■ **Given data**:

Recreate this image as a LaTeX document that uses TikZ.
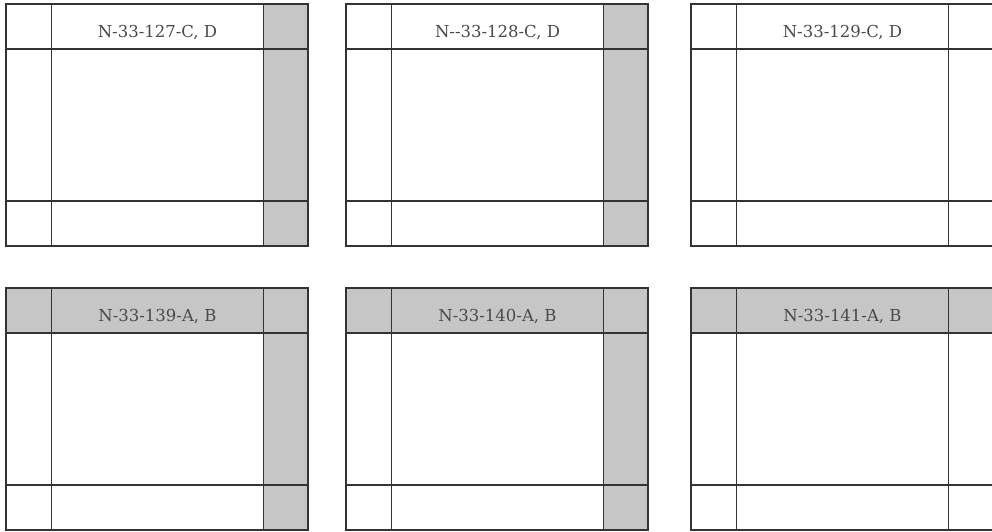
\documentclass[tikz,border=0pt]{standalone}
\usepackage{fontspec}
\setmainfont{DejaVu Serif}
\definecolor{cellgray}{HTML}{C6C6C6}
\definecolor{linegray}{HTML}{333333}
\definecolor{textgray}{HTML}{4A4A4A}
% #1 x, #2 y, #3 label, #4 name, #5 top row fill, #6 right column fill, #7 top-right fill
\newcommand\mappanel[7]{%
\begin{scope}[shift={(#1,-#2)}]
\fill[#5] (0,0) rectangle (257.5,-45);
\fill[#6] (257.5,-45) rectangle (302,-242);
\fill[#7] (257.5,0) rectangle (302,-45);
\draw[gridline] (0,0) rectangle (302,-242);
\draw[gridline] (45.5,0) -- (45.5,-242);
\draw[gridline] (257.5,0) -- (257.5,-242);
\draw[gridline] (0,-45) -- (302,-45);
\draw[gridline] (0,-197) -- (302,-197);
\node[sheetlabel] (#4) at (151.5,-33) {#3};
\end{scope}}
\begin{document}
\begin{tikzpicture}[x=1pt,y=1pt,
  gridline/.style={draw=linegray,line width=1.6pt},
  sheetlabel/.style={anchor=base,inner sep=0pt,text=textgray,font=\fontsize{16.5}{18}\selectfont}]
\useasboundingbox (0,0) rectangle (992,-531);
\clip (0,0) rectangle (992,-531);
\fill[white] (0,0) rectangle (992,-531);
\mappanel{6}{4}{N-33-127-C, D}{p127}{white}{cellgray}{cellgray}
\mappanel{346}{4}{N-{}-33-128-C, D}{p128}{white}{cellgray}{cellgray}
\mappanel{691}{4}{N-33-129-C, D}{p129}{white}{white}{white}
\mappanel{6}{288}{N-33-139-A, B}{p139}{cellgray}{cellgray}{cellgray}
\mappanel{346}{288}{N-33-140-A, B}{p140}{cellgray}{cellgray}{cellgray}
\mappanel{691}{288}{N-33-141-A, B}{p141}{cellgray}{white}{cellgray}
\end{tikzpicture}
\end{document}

■ **Stated goal**: Pictures are excluded; copy all other data exactly as shown.

■ **Exercise answer**:
Recreate this image as a LaTeX document that uses TikZ.
\documentclass[tikz,border=0pt]{standalone}
\usepackage{fontspec}
\setmainfont{DejaVu Serif}
\definecolor{cellgray}{HTML}{C6C6C6}
\definecolor{linegray}{HTML}{333333}
\definecolor{textgray}{HTML}{4A4A4A}
% #1 x, #2 y, #3 label, #4 name, #5 top row fill, #6 right column fill, #7 top-right fill
\newcommand\mappanel[7]{%
\begin{scope}[shift={(#1,-#2)}]
\fill[#5] (0,0) rectangle (257.5,-45);
\fill[#6] (257.5,-45) rectangle (302,-242);
\fill[#7] (257.5,0) rectangle (302,-45);
\draw[gridline] (0,0) rectangle (302,-242);
\draw[gridline] (45.5,0) -- (45.5,-242);
\draw[gridline] (257.5,0) -- (257.5,-242);
\draw[gridline] (0,-45) -- (302,-45);
\draw[gridline] (0,-197) -- (302,-197);
\node[sheetlabel] (#4) at (151.5,-33) {#3};
\end{scope}}
\begin{document}
\begin{tikzpicture}[x=1pt,y=1pt,
  gridline/.style={draw=linegray,line width=1.6pt},
  sheetlabel/.style={anchor=base,inner sep=0pt,text=textgray,font=\fontsize{16.5}{18}\selectfont}]
\useasboundingbox (0,0) rectangle (992,-531);
\clip (0,0) rectangle (992,-531);
\fill[white] (0,0) rectangle (992,-531);
\mappanel{6}{4}{N-33-127-C, D}{p127}{white}{cellgray}{cellgray}
\mappanel{346}{4}{N-{}-33-128-C, D}{p128}{white}{cellgray}{cellgray}
\mappanel{691}{4}{N-33-129-C, D}{p129}{white}{white}{white}
\mappanel{6}{288}{N-33-139-A, B}{p139}{cellgray}{cellgray}{cellgray}
\mappanel{346}{288}{N-33-140-A, B}{p140}{cellgray}{cellgray}{cellgray}
\mappanel{691}{288}{N-33-141-A, B}{p141}{cellgray}{white}{cellgray}
\end{tikzpicture}
\end{document}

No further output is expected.